GIVEN INFORMATION =
-*-

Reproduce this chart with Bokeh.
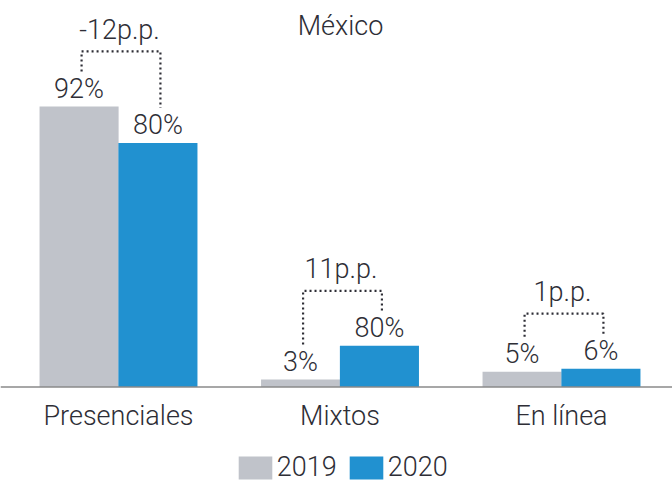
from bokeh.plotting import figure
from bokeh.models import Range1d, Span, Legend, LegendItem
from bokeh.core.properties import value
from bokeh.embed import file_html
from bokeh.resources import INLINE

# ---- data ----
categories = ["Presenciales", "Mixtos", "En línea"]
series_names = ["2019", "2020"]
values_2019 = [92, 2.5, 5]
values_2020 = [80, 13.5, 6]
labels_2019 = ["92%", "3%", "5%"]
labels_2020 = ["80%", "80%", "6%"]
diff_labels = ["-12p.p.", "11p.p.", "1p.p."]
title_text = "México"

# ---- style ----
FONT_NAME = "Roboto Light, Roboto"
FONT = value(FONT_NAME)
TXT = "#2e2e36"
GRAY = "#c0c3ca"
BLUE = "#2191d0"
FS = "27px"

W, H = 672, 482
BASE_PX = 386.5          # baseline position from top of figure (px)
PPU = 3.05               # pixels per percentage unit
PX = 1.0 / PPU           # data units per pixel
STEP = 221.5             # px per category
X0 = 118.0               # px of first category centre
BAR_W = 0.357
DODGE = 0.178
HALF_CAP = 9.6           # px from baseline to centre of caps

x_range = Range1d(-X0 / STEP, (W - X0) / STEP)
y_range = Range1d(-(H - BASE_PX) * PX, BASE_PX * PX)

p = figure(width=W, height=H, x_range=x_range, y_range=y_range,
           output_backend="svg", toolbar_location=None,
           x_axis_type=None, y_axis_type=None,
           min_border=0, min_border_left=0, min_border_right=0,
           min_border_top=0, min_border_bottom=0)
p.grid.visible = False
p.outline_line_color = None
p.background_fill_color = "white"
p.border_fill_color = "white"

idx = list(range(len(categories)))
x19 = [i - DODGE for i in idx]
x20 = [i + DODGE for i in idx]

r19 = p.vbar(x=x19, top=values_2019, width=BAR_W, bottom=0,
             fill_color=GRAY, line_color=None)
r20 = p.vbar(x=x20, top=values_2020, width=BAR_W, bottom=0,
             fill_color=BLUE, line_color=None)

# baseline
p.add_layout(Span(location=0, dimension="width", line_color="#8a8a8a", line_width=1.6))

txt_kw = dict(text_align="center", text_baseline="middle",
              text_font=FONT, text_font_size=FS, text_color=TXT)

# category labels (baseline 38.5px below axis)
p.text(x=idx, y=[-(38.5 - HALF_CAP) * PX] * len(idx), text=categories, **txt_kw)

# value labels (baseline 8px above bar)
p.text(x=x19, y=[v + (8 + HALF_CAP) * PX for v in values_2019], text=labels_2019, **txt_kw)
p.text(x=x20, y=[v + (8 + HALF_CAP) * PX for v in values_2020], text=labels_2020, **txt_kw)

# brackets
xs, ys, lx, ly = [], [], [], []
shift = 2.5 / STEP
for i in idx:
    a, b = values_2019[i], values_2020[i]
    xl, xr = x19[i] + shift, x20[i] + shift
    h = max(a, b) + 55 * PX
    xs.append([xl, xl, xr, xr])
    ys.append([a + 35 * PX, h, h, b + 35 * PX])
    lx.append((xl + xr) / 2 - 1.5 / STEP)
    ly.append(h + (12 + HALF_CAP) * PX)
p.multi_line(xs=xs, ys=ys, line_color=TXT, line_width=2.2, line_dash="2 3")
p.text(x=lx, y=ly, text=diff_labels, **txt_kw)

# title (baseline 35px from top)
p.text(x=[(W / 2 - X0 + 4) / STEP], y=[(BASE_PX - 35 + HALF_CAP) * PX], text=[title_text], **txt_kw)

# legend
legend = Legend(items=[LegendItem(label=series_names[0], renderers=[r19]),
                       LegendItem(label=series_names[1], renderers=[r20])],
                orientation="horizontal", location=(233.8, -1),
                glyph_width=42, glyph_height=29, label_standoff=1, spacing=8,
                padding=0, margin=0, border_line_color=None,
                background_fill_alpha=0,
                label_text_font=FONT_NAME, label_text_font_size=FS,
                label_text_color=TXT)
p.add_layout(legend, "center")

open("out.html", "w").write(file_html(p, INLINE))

-*-

TASK TO CARRY OUT =
Give the data above again in full and unchanged, skipping the pictures.

WRITTEN ANSWER =
Reproduce this chart with Bokeh.
from bokeh.plotting import figure
from bokeh.models import Range1d, Span, Legend, LegendItem
from bokeh.core.properties import value
from bokeh.embed import file_html
from bokeh.resources import INLINE

# ---- data ----
categories = ["Presenciales", "Mixtos", "En línea"]
series_names = ["2019", "2020"]
values_2019 = [92, 2.5, 5]
values_2020 = [80, 13.5, 6]
labels_2019 = ["92%", "3%", "5%"]
labels_2020 = ["80%", "80%", "6%"]
diff_labels = ["-12p.p.", "11p.p.", "1p.p."]
title_text = "México"

# ---- style ----
FONT_NAME = "Roboto Light, Roboto"
FONT = value(FONT_NAME)
TXT = "#2e2e36"
GRAY = "#c0c3ca"
BLUE = "#2191d0"
FS = "27px"

W, H = 672, 482
BASE_PX = 386.5          # baseline position from top of figure (px)
PPU = 3.05               # pixels per percentage unit
PX = 1.0 / PPU           # data units per pixel
STEP = 221.5             # px per category
X0 = 118.0               # px of first category centre
BAR_W = 0.357
DODGE = 0.178
HALF_CAP = 9.6           # px from baseline to centre of caps

x_range = Range1d(-X0 / STEP, (W - X0) / STEP)
y_range = Range1d(-(H - BASE_PX) * PX, BASE_PX * PX)

p = figure(width=W, height=H, x_range=x_range, y_range=y_range,
           output_backend="svg", toolbar_location=None,
           x_axis_type=None, y_axis_type=None,
           min_border=0, min_border_left=0, min_border_right=0,
           min_border_top=0, min_border_bottom=0)
p.grid.visible = False
p.outline_line_color = None
p.background_fill_color = "white"
p.border_fill_color = "white"

idx = list(range(len(categories)))
x19 = [i - DODGE for i in idx]
x20 = [i + DODGE for i in idx]

r19 = p.vbar(x=x19, top=values_2019, width=BAR_W, bottom=0,
             fill_color=GRAY, line_color=None)
r20 = p.vbar(x=x20, top=values_2020, width=BAR_W, bottom=0,
             fill_color=BLUE, line_color=None)

# baseline
p.add_layout(Span(location=0, dimension="width", line_color="#8a8a8a", line_width=1.6))

txt_kw = dict(text_align="center", text_baseline="middle",
              text_font=FONT, text_font_size=FS, text_color=TXT)

# category labels (baseline 38.5px below axis)
p.text(x=idx, y=[-(38.5 - HALF_CAP) * PX] * len(idx), text=categories, **txt_kw)

# value labels (baseline 8px above bar)
p.text(x=x19, y=[v + (8 + HALF_CAP) * PX for v in values_2019], text=labels_2019, **txt_kw)
p.text(x=x20, y=[v + (8 + HALF_CAP) * PX for v in values_2020], text=labels_2020, **txt_kw)

# brackets
xs, ys, lx, ly = [], [], [], []
shift = 2.5 / STEP
for i in idx:
    a, b = values_2019[i], values_2020[i]
    xl, xr = x19[i] + shift, x20[i] + shift
    h = max(a, b) + 55 * PX
    xs.append([xl, xl, xr, xr])
    ys.append([a + 35 * PX, h, h, b + 35 * PX])
    lx.append((xl + xr) / 2 - 1.5 / STEP)
    ly.append(h + (12 + HALF_CAP) * PX)
p.multi_line(xs=xs, ys=ys, line_color=TXT, line_width=2.2, line_dash="2 3")
p.text(x=lx, y=ly, text=diff_labels, **txt_kw)

# title (baseline 35px from top)
p.text(x=[(W / 2 - X0 + 4) / STEP], y=[(BASE_PX - 35 + HALF_CAP) * PX], text=[title_text], **txt_kw)

# legend
legend = Legend(items=[LegendItem(label=series_names[0], renderers=[r19]),
                       LegendItem(label=series_names[1], renderers=[r20])],
                orientation="horizontal", location=(233.8, -1),
                glyph_width=42, glyph_height=29, label_standoff=1, spacing=8,
                padding=0, margin=0, border_line_color=None,
                background_fill_alpha=0,
                label_text_font=FONT_NAME, label_text_font_size=FS,
                label_text_color=TXT)
p.add_layout(legend, "center")

open("out.html", "w").write(file_html(p, INLINE))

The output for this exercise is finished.